This week we have a bonus foraging post! Ladies and gentlemen, may I present: pawpaws. The pawpaw (Asimina triloba) is almost as mythical a foraging find as morels and ramps. The difference? I actually found pawpaw fruit!
The fruit is extremely soft when ripe, the yellowish green skin easily torn, and it often looks unsightly with discolored or black spots. Which means you’ll never find pawpaws in grocery stores! The pawpaw is indigenous to the Appalachians. Luckily I live just on the outskirts of the mountains so of course I had to try finding some for myself!
The pawpaw is a short understory tree. (Or an overgrown shrub.) The trick was first recognizing the huge leaves in the local woods; then spying the fruit high up in the branches. There are some guidelines to tracking pawpaws here. They don’t always produce fruit consistently, depending on the conditions from year to year. They are pollinated by flies instead of bees, so apparently roadkill or scat helps produce more fruit. The larger ones seem to produce the most fruit, which unfortunately means they are out of reach. Once I finally confirmed the trees with fruit, I began stalking a few local groves.

Fast forward several months to early September. I didn’t mean to come home with an armload of the fruit. I just wanted to check if any nuts had fallen from the possible butternut tree. But the road was muddy where we wanted to pull over, so we drove about a mile or so past the tree. And since we were going to be near the pawpaw groves anyway, we decided to check how close the fruit was to being ripe.
I figured we were still a few weeks early because any fruit we could reach to check was rock hard. Thankfully, my husband remembered something I’d just told him from my recent reading of Eating Appalachia.

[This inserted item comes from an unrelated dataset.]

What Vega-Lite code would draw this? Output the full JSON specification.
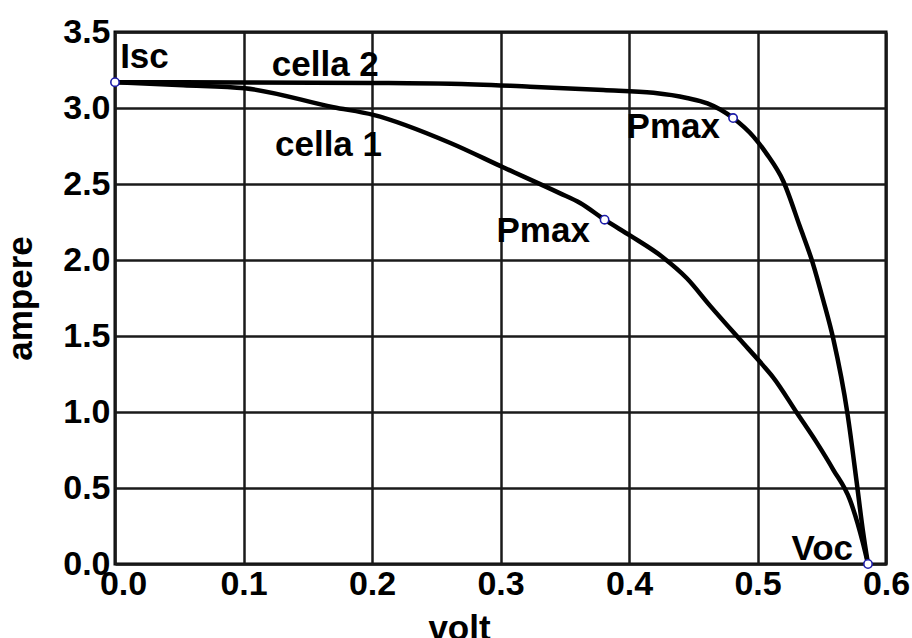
{
  "$schema": "https://vega.github.io/schema/vega-lite/v6.json",
  "width": 771,
  "height": 532,
  "autosize": "none",
  "padding": {"left": 115, "top": 32, "right": 26, "bottom": 74},
  "background": "white",
  "config": {
    "font": "Liberation Sans",
    "view": {"stroke": "black", "strokeWidth": 3},
    "axis": {
      "grid": true,
      "gridColor": "#1a1a1a",
      "gridWidth": 2.5,
      "gridOpacity": 1,
      "domain": false,
      "ticks": false,
      "labelFont": "Liberation Sans",
      "labelFontSize": 34,
      "labelFontWeight": "bold",
      "labelColor": "black",
      "titleFont": "Liberation Sans",
      "titleFontSize": 35,
      "titleFontWeight": "bold",
      "titleColor": "black"
    }
  },
  "datasets": {
    "curves": [
      {"volt": 0, "ampere": 3.17, "cell": "cella 1"},
      {"volt": 0.053, "ampere": 3.15, "cell": "cella 1"},
      {"volt": 0.101, "ampere": 3.13, "cell": "cella 1"},
      {"volt": 0.17, "ampere": 3.005, "cell": "cella 1"},
      {"volt": 0.201, "ampere": 2.955, "cell": "cella 1"},
      {"volt": 0.261, "ampere": 2.77, "cell": "cella 1"},
      {"volt": 0.302, "ampere": 2.61, "cell": "cella 1"},
      {"volt": 0.346, "ampere": 2.44, "cell": "cella 1"},
      {"volt": 0.362, "ampere": 2.375, "cell": "cella 1"},
      {"volt": 0.381, "ampere": 2.265, "cell": "cella 1"},
      {"volt": 0.401, "ampere": 2.16, "cell": "cella 1"},
      {"volt": 0.426, "ampere": 2.02, "cell": "cella 1"},
      {"volt": 0.445, "ampere": 1.88, "cell": "cella 1"},
      {"volt": 0.463, "ampere": 1.7, "cell": "cella 1"},
      {"volt": 0.486, "ampere": 1.48, "cell": "cella 1"},
      {"volt": 0.504, "ampere": 1.31, "cell": "cella 1"},
      {"volt": 0.512, "ampere": 1.23, "cell": "cella 1"},
      {"volt": 0.531, "ampere": 0.99, "cell": "cella 1"},
      {"volt": 0.546, "ampere": 0.8, "cell": "cella 1"},
      {"volt": 0.559, "ampere": 0.62, "cell": "cella 1"},
      {"volt": 0.572, "ampere": 0.42, "cell": "cella 1"},
      {"volt": 0.582, "ampere": 0.14, "cell": "cella 1"},
      {"volt": 0.586, "ampere": 0.0, "cell": "cella 1"},
      {"volt": 0, "ampere": 3.17, "cell": "cella 2"},
      {"volt": 0.1, "ampere": 3.168, "cell": "cella 2"},
      {"volt": 0.2, "ampere": 3.165, "cell": "cella 2"},
      {"volt": 0.261, "ampere": 3.16, "cell": "cella 2"},
      {"volt": 0.323, "ampere": 3.14, "cell": "cella 2"},
      {"volt": 0.38, "ampere": 3.118, "cell": "cella 2"},
      {"volt": 0.419, "ampere": 3.1, "cell": "cella 2"},
      {"volt": 0.445, "ampere": 3.066, "cell": "cella 2"},
      {"volt": 0.461, "ampere": 3.03, "cell": "cella 2"},
      {"volt": 0.471, "ampere": 2.99, "cell": "cella 2"},
      {"volt": 0.481, "ampere": 2.934, "cell": "cella 2"},
      {"volt": 0.497, "ampere": 2.81, "cell": "cella 2"},
      {"volt": 0.507, "ampere": 2.7, "cell": "cella 2"},
      {"volt": 0.52, "ampere": 2.52, "cell": "cella 2"},
      {"volt": 0.533, "ampere": 2.22, "cell": "cella 2"},
      {"volt": 0.543, "ampere": 1.98, "cell": "cella 2"},
      {"volt": 0.551, "ampere": 1.74, "cell": "cella 2"},
      {"volt": 0.559, "ampere": 1.48, "cell": "cella 2"},
      {"volt": 0.57, "ampere": 0.99, "cell": "cella 2"},
      {"volt": 0.577, "ampere": 0.55, "cell": "cella 2"},
      {"volt": 0.582, "ampere": 0.22, "cell": "cella 2"},
      {"volt": 0.586, "ampere": 0.0, "cell": "cella 2"}
    ],
    "points": [
      {"volt": 0, "ampere": 3.17, "name": "Isc"},
      {"volt": 0.381, "ampere": 2.265, "name": "Pmax 1"},
      {"volt": 0.481, "ampere": 2.934, "name": "Pmax 2"},
      {"volt": 0.586, "ampere": 0.0, "name": "Voc"}
    ],
    "leftLabels": [
      {"volt": 0.004, "ampere": 3.263, "text": "Isc"},
      {"volt": 0.122, "ampere": 3.21, "text": "cella 2"},
      {"volt": 0.1245, "ampere": 2.684, "text": "cella 1"}
    ],
    "rightLabels": [
      {"volt": 0.4708, "ampere": 2.803, "text": "Pmax"},
      {"volt": 0.3696, "ampere": 2.118, "text": "Pmax"},
      {"volt": 0.5743, "ampere": 0.026, "text": "Voc"}
    ]
  },
  "layer": [
    {
      "data": {"name": "curves"},
      "mark": {"type": "line", "color": "black", "strokeWidth": 4.5, "interpolate": "monotone", "strokeCap": "round", "clip": true},
      "encoding": {
        "x": {
          "field": "volt", "type": "quantitative",
          "scale": {"domain": [0, 0.6], "nice": false, "zero": false},
          "axis": {
            "values": [0, 0.1, 0.2, 0.3, 0.4, 0.5, 0.6],
            "format": ".1f",
            "title": "volt",
            "labelPadding": 3,
            "labelBaseline": "top",
            "labelFlush": false,
            "labelOverlap": false,
            "labelOffset": {"condition": {"test": "datum.value == 0", "value": 8}, "value": 0},
            "titleX": 344,
            "titleY": 75,
            "titleAlign": "center",
            "titleBaseline": "alphabetic"
          }
        },
        "y": {
          "field": "ampere", "type": "quantitative",
          "scale": {"domain": [0, 3.5], "nice": false},
          "axis": {
            "values": [0, 0.5, 1, 1.5, 2, 2.5, 3, 3.5],
            "format": ".1f",
            "title": "ampere",
            "labelPadding": 5,
            "labelFlush": false,
            "labelOverlap": false,
            "titleX": -84,
            "titleY": 266,
            "titleAngle": -90,
            "titleAlign": "center",
            "titleBaseline": "alphabetic"
          }
        },
        "detail": {"field": "cell"}
      }
    },
    {
      "data": {"name": "points"},
      "mark": {"type": "point", "shape": "circle", "filled": false, "fill": "white", "fillOpacity": 1, "stroke": "#1c1ca8", "strokeWidth": 1.6, "size": 70, "clip": false},
      "encoding": {
        "x": {"field": "volt", "type": "quantitative"},
        "y": {"field": "ampere", "type": "quantitative"}
      }
    },
    {
      "data": {"name": "leftLabels"},
      "mark": {"type": "text", "align": "left", "baseline": "alphabetic", "font": "Liberation Sans", "fontSize": 35, "fontWeight": "bold", "color": "black"},
      "encoding": {
        "x": {"field": "volt", "type": "quantitative"},
        "y": {"field": "ampere", "type": "quantitative"},
        "text": {"field": "text"}
      }
    },
    {
      "data": {"name": "rightLabels"},
      "mark": {"type": "text", "align": "right", "baseline": "alphabetic", "font": "Liberation Sans", "fontSize": 35, "fontWeight": "bold", "color": "black"},
      "encoding": {
        "x": {"field": "volt", "type": "quantitative"},
        "y": {"field": "ampere", "type": "quantitative"},
        "text": {"field": "text"}
      }
    }
  ]
}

You know the fruit is fully ripe when it falls to the ground. So while I was looking up (in disappointment), he looked down. Sure enough, green ripe fruit lay scatted among the leaves and weeds. So it didn’t matter after all that the fruit grew out of reach. Except may be it getting more bruised on its way to the ground. Critters and ants had beaten us to a few, but we still gathered a lot.

Interestingly enough, when we checked other trees, there were no fruit found on the ground at all. Not sure if they had already been eaten by forest creatures, found by other foragers, or just hadn’t ripened enough to fall yet. We also collected the end of a branch loaded with fruit that seemed almost ripe. Still to be determined whether they only will ripen on the plant (like strawberries) or off the plant (like tomatoes).
The seeds are huge compared to the overall fruit size, and present a challenge to effectively eating the fruit or extracting its pulp. The easiest method is to slice open the fruit and eat the yellow pulp with a spoon, discarding the seeds as you encounter them like watermelon seeds. (Except don’t try to swallow these, please!) Each fruit tastes different, and no two people will interpret the flavor the same way. The one consistent impression is “tropical”. You can variously experience banana, vanilla, mango, or pear. Or a mix of multiple flavors. The flavor is overwhelmingly sweet; I couldn’t eat very much since I eat very little sugar in my diet. Sometimes there is a bitter aftertaste, which may increase as the flesh oxidizes. I haven’t worked with it enough to confirm if that is the case. The texture is like custard, or pudding.

After eating a few, we processed the pulp from the rest. We tried to use a food mill, but the size of the seeds prevented the mill from turning at all. So we separated seeds and skin by hand, then ran the resulting pulp through the food mill for a more consistent texture. We ended up with about two cops. I added a tablespoon of lemon juice to help preserve the color. I used part of it to make the Eating Appalachia recipe Pawpaw simple syrup – yes, for cocktails. Don’t judge!

The Pawpaw Whiskey Sour recipe was waaaaay too sweet for me; instead of 2 parts pawpaw syrup to 1.5 parts whiskey, our ratio ended up closer to 1 part pawpaw to 2 parts whiskey. We froze the rest of the pulp for future use… maybe for ice cream! The possibilities are endless.

If you cannot forage pawpaws locally, you can actually order frozen pulp online, for example from Integration Acres.
Obligatory warning: some people feel sick, even to the point of nausea, after eating pawpaw. Always sample new foods in small amounts first to ensure they agree with you before eating larger amounts. Additional foraging safety tips are here.
Cool!
Maybe I dreamt it but I thought the Eating Appalachia book said Kroger sells frozen pawpaw pulp. So I went shopping for it at one of the chain’s larger locations and did not see it in the case. The woman at customer service said, what are pawpaws, and when I explained she looked at me as if to say, you are in the wrong place, baby.